The ‘mother church of Victoria’, St Francis’ Church, was built between 1841 and 1845 on the block of land originally reserved for the Catholic Church in Melbourne.
Soon after Melbourne’s pioneer priest, the Franciscan Fr Patrick Geoghegan, arrived in 1839, a temporary chapel made of second-hand floorboards was erected on the site of the future St Francis’ Church. When sufficient funds were raised to finance a permanent building, Geoghegan commissioned the architect Samuel Jackson to design the present church, which he dedicated to St Francis’ of Assisi.
The foundation stone of St Francis’ Church was laid on 4 October 1841. The first mass was celebrated in the completed nave of the church on 22 May 1842. And the church was blessed and opened on 23 October 1845.
St Francis’ became Melbourne’s first Catholic cathedral with the arrival of Bishop James Alipius Goold in 1848. Its cathedral status ended when the nave of the partially built St Patrick’s Cathedral was opened for worship in the late 1860s.
St Mary of the Cross MacKillop (1842–1909) made her first communion at St Francis’ in 1850, the same year that bushranger Ned Kelly’s parents were married in the church.

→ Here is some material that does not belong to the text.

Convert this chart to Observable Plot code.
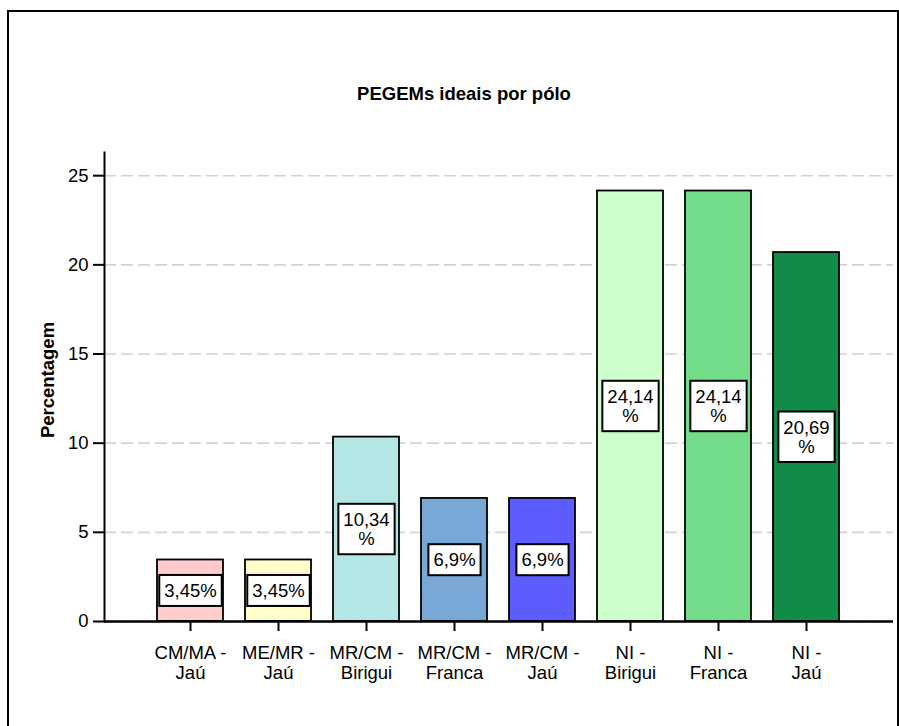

The beautiful ‘Ladye Chapel’ on the western side of St Francis’ Church was constructed in the mid 1850s and blessed on 31 May 1858. A Renaissance style sanctuary, which extended the church, was built in the late 1870s.
Over the years, a wide range of Catholic societies and institutions have occupied buildings around St Francis’ Church. These include several Catholic primary schools, two Catholic newspapers, the Catholic Missions Office, the Catholic Welfare Organisation, the Young Christian Workers and the Catholic Women’s Social Guild,
A school building on the north-western corner of the block (formerly a hall) became the starting point for the Irish Christian brothers’ vast Australian apostolate in 1869. Between 1850 and 1855, the first Catholic seminary in Victoria was located in a building in the centre of the Little Lonsdale Street frontage. The Society of St Vincent De Paul’s first Australian conference met in this building in 1854.

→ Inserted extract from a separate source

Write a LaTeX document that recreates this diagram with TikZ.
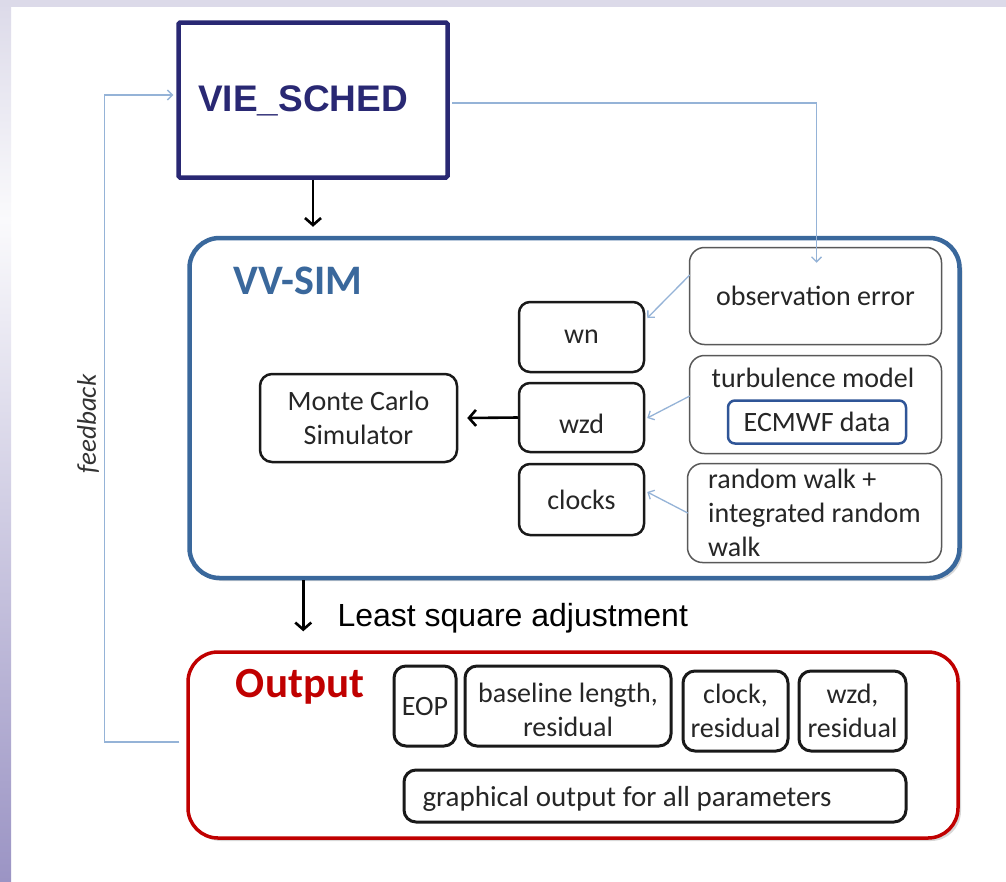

St Francis’ Church became a eucharistic shrine in 1929, when the Archdiocese of Melbourne entrusted its care to the Blessed Sacrament Congregation.
In 1955–56, a new front porch was added to the building and ten new confessionals were built as buttresses along the outer wall of the nave. More recently, the interior has been modernised in line with the Second Vatican Council’s liturgical reforms.
Since 1929, the culture of eucharistic devotion that the Congregation transplanted to Melbourne has transformed St Francis’ Church and paved the way for the Congregation’s expansion to other parts of Australia and also to Asia.